Dice Enrique Vila-Matas que hay autores que se interesan por escribir obras
autónomas y otros que escriben obras que pueden leerse como un todo. Vargas
Llosa, por ejemplo, logró salir del Boom bien librado y nos dejó, a principios
del siglo XXI, una de las mejores novelas del idioma: La fiesta del chivo. Cortázar, siempre cosmopolita, escribió una
obra maestra del cuento en cualquier idioma: Octaedro. Donoso escribió La
mansión, suerte de summa de sus
obsesiones en donde toda su vasta cultura está al descubierto. Fuentes nos
regaló Instinto de Inés, ya en el
siglo XXI, la última gran novela que escribió. Pero curiosamente García
Márquez, el más reconocido autor de esta generación, no cambió. Sus obras
posteriores a El amor en los tiempos del
cólera, su última obra maestra, son una plástica de lo mismo. Y los tirajes
de cientos de miles de ejemplares que convirtieron a García Márquez en un autor
leidísimo en todo el mundo, además de rico, no aportan nada sustancial a la
manera en la cual el Gabo permaneció fiel a un estilo. No hubo, desde el
principio de su obra, una estética de lo experimental, sino un nuevo
acercamiento a los temas que sus maestros ya había tratado. Es un reclamo
velado de admiración. Hay que leerlo, releerlo. No hay obra más importante que
en nuestro idioma haya reflejado el ser latinoamericano en toda su plenitud.

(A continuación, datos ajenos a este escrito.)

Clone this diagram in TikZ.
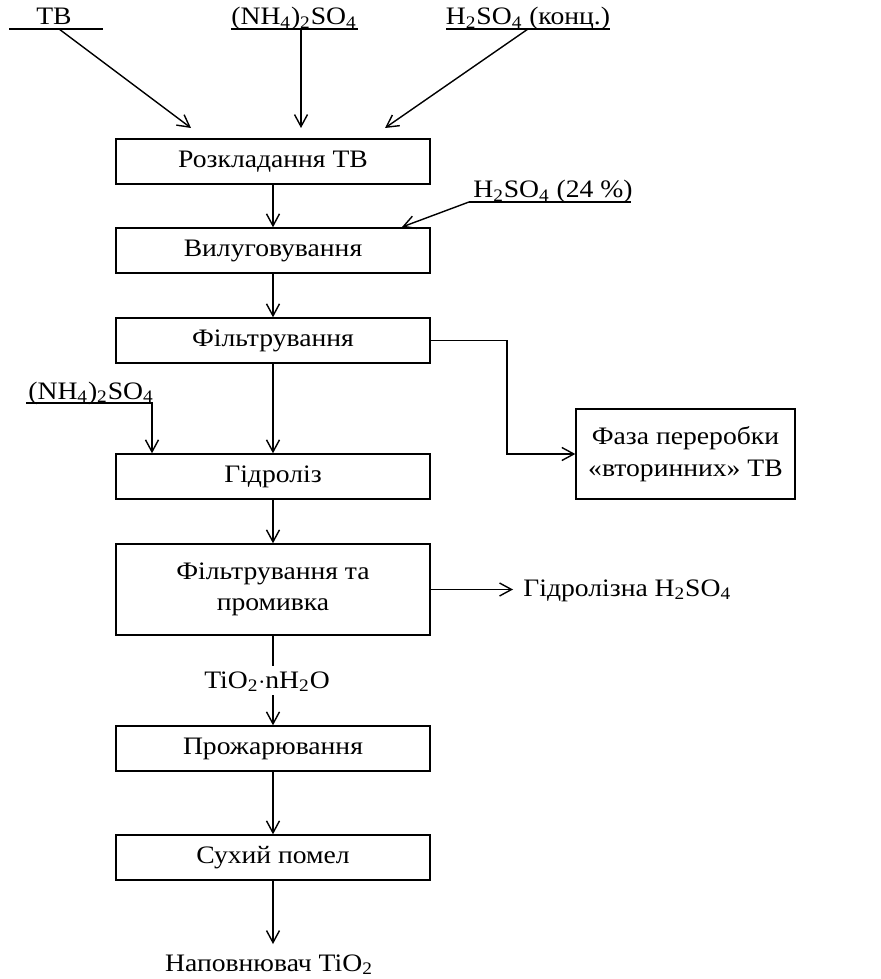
\documentclass[tikz,border=0pt]{standalone}
\usepackage{fontspec}
\setmainfont[FakeStretch=1.1]{Liberation Serif}
\usetikzlibrary{arrows.meta}
\begin{document}
\begin{tikzpicture}[x=0.02cm,y=-0.02cm,
  every node/.style={font=\fontsize{14.3}{15}\selectfont, inner sep=0pt},
  box/.style={draw, line width=0.8pt, minimum width=6.28cm, minimum height=0.9cm, align=center},
  lbl/.style={anchor=base},
  ln/.style={line width=0.8pt},
  arr/.style={line width=0.8pt, -{Straight Barb[length=2.4mm,width=2.6mm]}}]
\useasboundingbox (0,0) rectangle (881,979);
% main boxes
\node[box] (b1) at (273,161.5) {Розкладання ТВ};
\node[box] (b2) at (273,250.5) {Вилуговування};
\node[box] (b3) at (273,340.5) {Фільтрування};
\node[box] (b4) at (273,476.5) {Гідроліз};
\node[box, minimum height=1.82cm] (b5) at (273,589.5) {Фільтрування та\\[3pt]промивка};
\node[box] (b6) at (273,748.5) {Прожарювання};
\node[box] (b7) at (273,857.5) {Сухий помел};
\node[draw, line width=0.8pt, minimum width=4.38cm, minimum height=1.8cm, align=center] (fz) at (685.5,454) {Фаза переробки\\[3pt]«вторинних» ТВ};
% top inputs
\node[lbl] (tb) at (54,25) {ТВ};
\node[lbl] (nh) at (294,25) {(NH\textsubscript{4})\textsubscript{2}SO\textsubscript{4}};
\node[lbl] (hk) at (528,25) {H\textsubscript{2}SO\textsubscript{4} (конц.)};
\coordinate (tbl) at (9,29); \coordinate (tbr) at (103,29); \coordinate (tbs) at (59,29);
\coordinate (nhl) at (231,29); \coordinate (nhr) at (358,29); \coordinate (nhs) at (301,29);
\coordinate (hkl) at (446,29); \coordinate (hkr) at (610,29); \coordinate (hks) at (528,29);
\draw[ln] (tbl) -- (tbr);
\draw[ln] (nhl) -- (nhr);
\draw[ln] (hkl) -- (hkr);
\coordinate (e1) at (191,128); \coordinate (e2) at (301,128); \coordinate (e3) at (385,128);
\draw[arr] (tbs) -- (e1);
\draw[arr] (nhs) -- (e2);
\draw[arr] (hks) -- (e3);
% 24% acid
\node[lbl] (h24) at (553,198) {H\textsubscript{2}SO\textsubscript{4} (24 \%)};
\coordinate (h24l) at (469,202); \coordinate (h24r) at (631,202);
\draw[ln] (h24l) -- (h24r);
\coordinate (e4) at (402,227);
\draw[arr] (h24l) -- (e4);
% main flow
\draw[arr] (b1) -- (b2);
\draw[arr] (b2) -- (b3);
\draw[arr] (b3) -- (b4);
\draw[arr] (b4) -- (b5);
% branch to phase box
\draw[arr] (b3.east) -| (507,400) |- (fz.west);
% left ammonium sulfate
\node[lbl] (nh2) at (91,399) {(NH\textsubscript{4})\textsubscript{2}SO\textsubscript{4}};
\coordinate (nh2l) at (26,403); \coordinate (nh2r) at (152,403);
\draw[arr] (nh2l) -- (nh2r) -- (nh2r |- b4.north);
% hydrolysis acid
\node[anchor=base west] (gh) at (523,596) {Гідролізна H\textsubscript{2}SO\textsubscript{4}};
\coordinate (ghe) at (513,589.5);
\draw[arr] (b5.east) -- (ghe);
% TiO2 nH2O
\node[lbl] (ti) at (267,688) {TiO\textsubscript{2}$\cdot$nH\textsubscript{2}O};
\coordinate (tit) at (273,666); \coordinate (tib) at (273,695);
\draw[ln] (b5.south) -- (tit);
\draw[arr] (tib) -- (b6.north);
\draw[arr] (b6) -- (b7);
% product
\node[lbl] (pr) at (269,971) {Наповнювач TiO\textsubscript{2}};
\coordinate (pre) at (273,944);
\draw[arr] (b7.south) -- (pre);
\end{tikzpicture}
\end{document}
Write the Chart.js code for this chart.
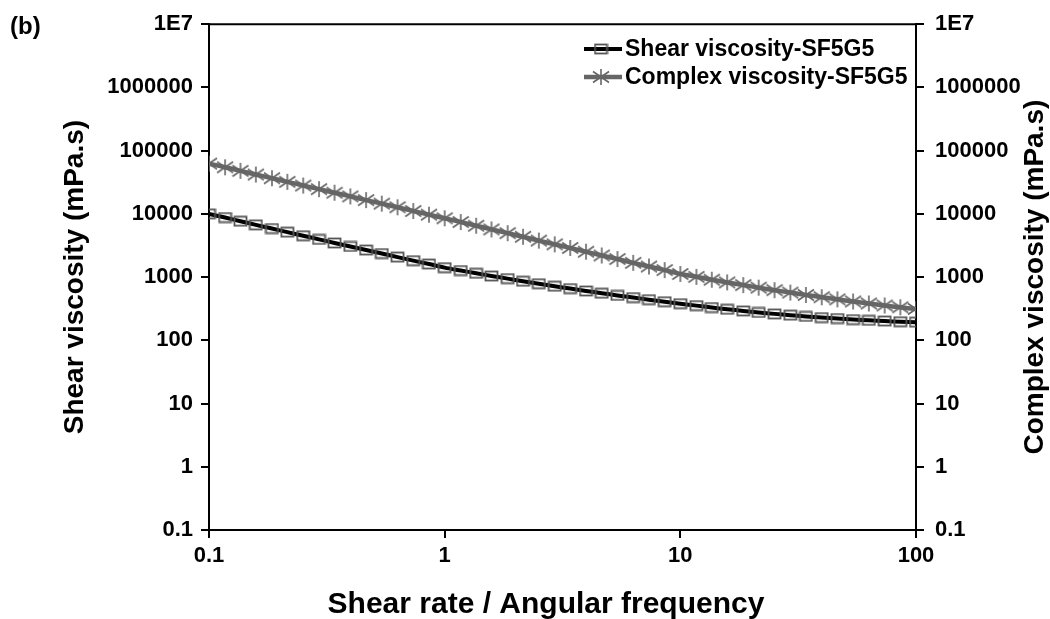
<!DOCTYPE html>
<html>
<head>
<meta charset="utf-8">
<script src="https://cdn.jsdelivr.net/npm/chart.js@4.4.1/dist/chart.umd.min.js"></script>
<style>
  html, body { margin: 0; padding: 0; background: #fff; }
  #wrap { position: relative; width: 1050px; height: 619px; }
</style>
</head>
<body>
<div id="wrap"><canvas id="c" width="1050" height="619"></canvas></div>
<script>
// ---------- data ----------
const shearRate = [0.1, 0.117, 0.136, 0.158, 0.185, 0.215, 0.251, 0.293, 0.341, 0.398, 0.464, 0.541, 0.631, 0.736, 0.858,
  1, 1.17, 1.36, 1.58, 1.85, 2.15, 2.51, 2.93, 3.41, 3.98, 4.64, 5.41, 6.31, 7.36, 8.58,
  10, 11.7, 13.6, 15.8, 18.5, 21.5, 25.1, 29.3, 34.1, 39.8, 46.4, 54.1, 63.1, 73.6, 85.8, 100];
const shearViscosity = [10000, 8750, 7660, 6700, 5860, 5140, 4510, 3950, 3470, 3050, 2680, 2360, 2070, 1820, 1610,
  1410, 1270, 1150, 1040, 946, 861, 785, 718, 658, 604, 556, 513, 474, 440, 408,
  380, 354, 330, 310, 292, 276, 262, 250, 239, 229, 221, 213, 207, 202, 197, 194];
const complexViscosity = [62400, 54600, 47900, 41900, 36600, 32100, 28100, 24600, 21600, 18900, 16500, 14500, 12700, 11100, 9720,
  8510, 7430, 6500, 5680, 4950, 4340, 3780, 3300, 2890, 2520, 2200, 1930, 1680, 1470, 1290,
  1120, 1010, 910, 824, 748, 681, 621, 569, 522, 481, 445, 412, 383, 356, 333, 313];
const seriesNames = ['Shear viscosity-SF5G5', 'Complex viscosity-SF5G5'];
const xTickValues = [0.1, 1, 10, 100];
const xTickLabels = ['0.1', '1', '10', '100'];
const yTickValues = [0.1, 1, 10, 100, 1000, 10000, 100000, 1000000, 10000000];
const yTickLabels = ['0.1', '1', '10', '100', '1000', '10000', '100000', '1000000', '1E7'];
const xTitle = 'Shear rate / Angular frequency';
const yTitle = 'Shear viscosity (mPa.s)';
const y2Title = 'Complex viscosity (mPa.s)';
const panelLabel = '(b)';

// ---------- styles ----------
const FONT = '"Liberation Sans", Arial, Helvetica, sans-serif';
const GREY = '#666666';

function makeSquare() {
  const c = document.createElement('canvas');
  c.width = 15; c.height = 12;
  const g = c.getContext('2d');
  g.strokeStyle = '#555';
  g.lineWidth = 1.8;
  g.strokeRect(1.5, 1.5, 12, 9);
  return c;
}
function makeStar() {
  const c = document.createElement('canvas');
  c.width = 18; c.height = 18;
  const g = c.getContext('2d');
  g.strokeStyle = GREY;
  g.lineWidth = 1.6;
  g.beginPath();
  g.moveTo(9, 1); g.lineTo(9, 17);
  g.moveTo(1, 3.5); g.lineTo(17, 14.5);
  g.moveTo(1, 14.5); g.lineTo(17, 3.5);
  g.stroke();
  return c;
}
const squareImg = makeSquare();
const starImg = makeStar();

const toPoints = (xs, ys) => xs.map((x, i) => ({ x: x, y: ys[i] }));

const decorPlugin = {
  id: 'decor',
  afterDraw(chart) {
    const ctx = chart.ctx;
    const a = chart.chartArea;
    ctx.save();
    // top frame line
    ctx.strokeStyle = '#000';
    ctx.lineWidth = 2;
    ctx.beginPath();
    ctx.moveTo(a.left - 1, a.top);
    ctx.lineTo(a.right + 1, a.top);
    ctx.stroke();

    ctx.fillStyle = '#000';
    // panel label
    ctx.font = 'bold 24px ' + FONT;
    ctx.textAlign = 'left';
    ctx.textBaseline = 'alphabetic';
    ctx.fillText(panelLabel, 10, 34);

    // x title
    ctx.font = 'bold 30px ' + FONT;
    ctx.textAlign = 'center';
    ctx.fillText(xTitle, 546, 613);

    // y titles (both read bottom-to-top)
    const cy = (a.top + a.bottom) / 2;
    ctx.font = 'bold 28px ' + FONT;
    ctx.save();
    ctx.translate(83, cy);
    ctx.rotate(-Math.PI / 2);
    ctx.fillText(yTitle, 0, 0);
    ctx.restore();
    ctx.save();
    ctx.translate(1043, cy);
    ctx.rotate(-Math.PI / 2);
    ctx.fillText(y2Title, 0, 0);
    ctx.restore();

    // legend
    const ds = chart.data.datasets;
    const ys = [49, 77];
    ctx.font = 'bold 23px ' + FONT;
    ctx.textAlign = 'left';
    ctx.textBaseline = 'middle';
    ds.forEach((d, i) => {
      const y = ys[i];
      ctx.strokeStyle = d.borderColor;
      ctx.lineWidth = d.borderWidth;
      ctx.beginPath();
      ctx.moveTo(584, y);
      ctx.lineTo(622, y);
      ctx.stroke();
      const img = d.pointStyle;
      ctx.drawImage(img, 601 - img.width / 2, y - img.height / 2);
      ctx.fillStyle = '#000';
      ctx.fillText(d.label, 625, y + 1);
    });
    ctx.restore();
  }
};

const axisCommon = {
  type: 'logarithmic',
  grid: { display: true, drawOnChartArea: false, drawTicks: true, tickLength: 8, color: '#000', lineWidth: 2 },
  border: { display: true, color: '#000', width: 2 },
};

new Chart(document.getElementById('c'), {
  type: 'line',
  data: {
    datasets: [
      {
        label: seriesNames[0],
        data: toPoints(shearRate, shearViscosity),
        borderColor: '#000',
        borderWidth: 4,
        pointStyle: squareImg,
        pointRadius: 7,
        tension: 0.3,
        yAxisID: 'y',
        order: 2
      },
      {
        label: seriesNames[1],
        data: toPoints(shearRate, complexViscosity),
        borderColor: GREY,
        borderWidth: 4.5,
        pointStyle: starImg,
        pointRadius: 8,
        tension: 0.3,
        yAxisID: 'y',
        order: 1
      }
    ]
  },
  options: {
    responsive: false,
    animation: false,
    devicePixelRatio: 1,
    layout: { padding: { top: 22, left: 0, right: 0, bottom: 0 } },
    plugins: { legend: { display: false }, tooltip: { enabled: false }, title: { display: false } },
    scales: {
      x: Object.assign({}, axisCommon, {
        position: 'bottom',
        min: 0.1, max: 100,
        afterBuildTicks: s => { s.ticks = xTickValues.map(v => ({ value: v, major: true })); },
        afterFit: s => { s.height = 89; },
        ticks: {
          autoSkip: false, maxRotation: 0, padding: 5, color: '#000',
          font: { family: FONT, size: 22, weight: 'bold' },
          callback: (v, i) => xTickLabels[i]
        }
      }),
      y: Object.assign({}, axisCommon, {
        position: 'left',
        min: 0.1, max: 10000000,
        afterBuildTicks: s => { s.ticks = yTickValues.map(v => ({ value: v, major: true })); },
        afterFit: s => { s.width = 209; },
        ticks: {
          autoSkip: false, padding: 8, color: '#000',
          font: { family: FONT, size: 22, weight: 'bold' },
          callback: (v, i) => yTickLabels[i]
        }
      }),
      y2: Object.assign({}, axisCommon, {
        position: 'right',
        display: true,
        min: 0.1, max: 10000000,
        afterBuildTicks: s => { s.ticks = yTickValues.map(v => ({ value: v, major: true })); },
        afterFit: s => { s.width = 134; },
        ticks: {
          autoSkip: false, padding: 11, color: '#000',
          font: { family: FONT, size: 22, weight: 'bold' },
          callback: (v, i) => yTickLabels[i]
        }
      })
    }
  },
  plugins: [decorPlugin]
});
</script>
</body>
</html>
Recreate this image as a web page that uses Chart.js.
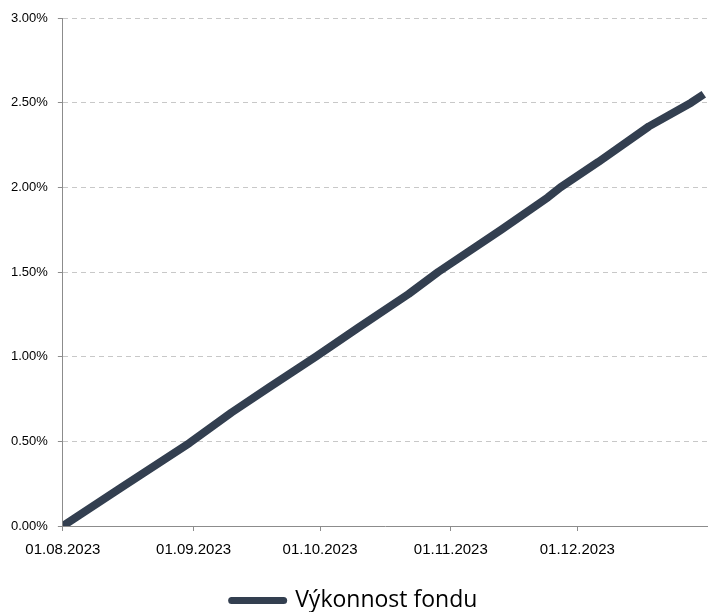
<!DOCTYPE html>
<html lang="cs">
<head>
    <meta charset="UTF-8">
    <title>Výkonnost fondu</title>
    <script src="https://cdn.jsdelivr.net/npm/chart.js"></script>
    <style>
        body {
            margin: 0;
            background: #ffffff;
        }
        #wrap {
            width: 708px;
            height: 612px;
        }
    </style>
</head>
<body>
    <div id="wrap">
        <canvas id="vykonnostChart"></canvas>
    </div>

    <script>
        // hodnoty (v %)
        const datumy = ['01.08.2023', '15.08.2023', '31.08.2023', '10.09.2023', '19.09.2023',
                        '30.09.2023', '10.10.2023', '22.10.2023', '29.10.2023', '13.11.2023',
                        '24.11.2023', '27.11.2023', '06.12.2023', '18.12.2023', '28.12.2023',
                        '31.12.2023'];
        const vykonnost = [0.00, 0.23, 0.49, 0.67, 0.82,
                           1.00, 1.17, 1.37, 1.50, 1.75,
                           1.94, 2.00, 2.15, 2.36, 2.50,
                           2.55];
        const mesice = ['01.08.2023', '01.09.2023', '01.10.2023', '01.11.2023', '01.12.2023', '01.01.2024'];
        const nazevSerie = 'Výkonnost fondu';

        function naDny(text) {
            const [d, m, r] = text.split('.').map(Number);
            return Date.UTC(r, m - 1, d) / 86400000;
        }

        function naText(dny) {
            const dt = new Date(dny * 86400000);
            const dd = String(dt.getUTCDate()).padStart(2, '0');
            const mm = String(dt.getUTCMonth() + 1).padStart(2, '0');
            return `${dd}.${mm}.${dt.getUTCFullYear()}`;
        }

        const body = datumy.map((d, i) => ({ x: naDny(d), y: vykonnost[i] }));
        const tickyX = mesice.map(naDny);
        const barva = '#333f50';

        const ctx = document.getElementById('vykonnostChart').getContext('2d');
        new Chart(ctx, {
            type: 'line',
            data: {
                datasets: [{
                    label: nazevSerie,
                    data: body,
                    borderColor: barva,
                    backgroundColor: barva,
                    borderWidth: 8,
                    pointRadius: 0,
                    tension: 0,
                    borderJoinStyle: 'round',
                    fill: false
                }]
            },
            options: {
                responsive: true,
                maintainAspectRatio: false,
                animation: false,
                layout: {
                    padding: { left: 1, right: 0, top: 18, bottom: -10 }
                },
                scales: {
                    x: {
                        type: 'linear',
                        min: tickyX[0],
                        max: tickyX[tickyX.length - 1],
                        afterBuildTicks: (scale) => {
                            scale.ticks = tickyX.map(v => ({ value: v }));
                        },
                        afterFit: (scale) => {
                            scale.height += 19; // mezera mezi osou a legendou
                            scale.paddingRight = 0; // graf až k pravému okraji
                        },
                        grid: {
                            drawOnChartArea: false,
                            drawTicks: true,
                            tickLength: 5,
                            tickColor: '#8c8c8c'
                        },
                        border: { color: '#8c8c8c', width: 1 },
                        ticks: {
                            autoSkip: false,
                            maxRotation: 0,
                            padding: 10,
                            color: '#000000',
                            font: { family: "'Liberation Sans', Arial, sans-serif", size: 15 },
                            callback: (v, i) => i === tickyX.length - 1 ? '' : naText(v)
                        }
                    },
                    y: {
                        min: 0,
                        max: 3,
                        ticks: {
                            stepSize: 0.5,
                            padding: 10,
                            color: '#000000',
                            font: { family: "'Liberation Sans', Arial, sans-serif", size: 13 },
                            callback: v => v.toFixed(2) + '%'
                        },
                        grid: {
                            color: '#c8c8c8',
                            tickColor: '#8c8c8c',
                            tickLength: 5,
                            tickBorderDash: []
                        },
                        border: { color: '#8c8c8c', width: 1, dash: [5, 4] }
                    }
                },
                plugins: {
                    tooltip: { enabled: false },
                    legend: {
                        display: true,
                        position: 'bottom',
                        labels: {
                            color: '#000000',
                            usePointStyle: true,
                            pointStyle: 'line',
                            pointStyleWidth: 52,
                            boxHeight: 7,
                            padding: 1,
                            font: { family: "'Open Sans', sans-serif", size: 23 },
                            generateLabels: (chart) => {
                                const items = Chart.defaults.plugins.legend.labels.generateLabels(chart);
                                items.forEach(it => {
                                    it.lineWidth = 7;
                                    it.lineCap = 'round';
                                    it.strokeStyle = barva;
                                    it.pointStyle = 'line';
                                });
                                return items;
                            }
                        }
                    }
                }
            }
        });
    </script>
</body>
</html>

Junto a Comala de Rulfo, o santa María de las Nieves de Vargas Llosa, Macondo
conjunta el mito convertido en poiesis, convertido
en creación.
(Sigo
trabajando el ensayo. Voy a agregar algunos temas más. Abordar la recepción de Cien
años de soledad en términos de impacto
social y la recepción por los círculos de intelectuales. Extenderme en la forma
cómo aprecio la obra desde la óptica del escritor/lector).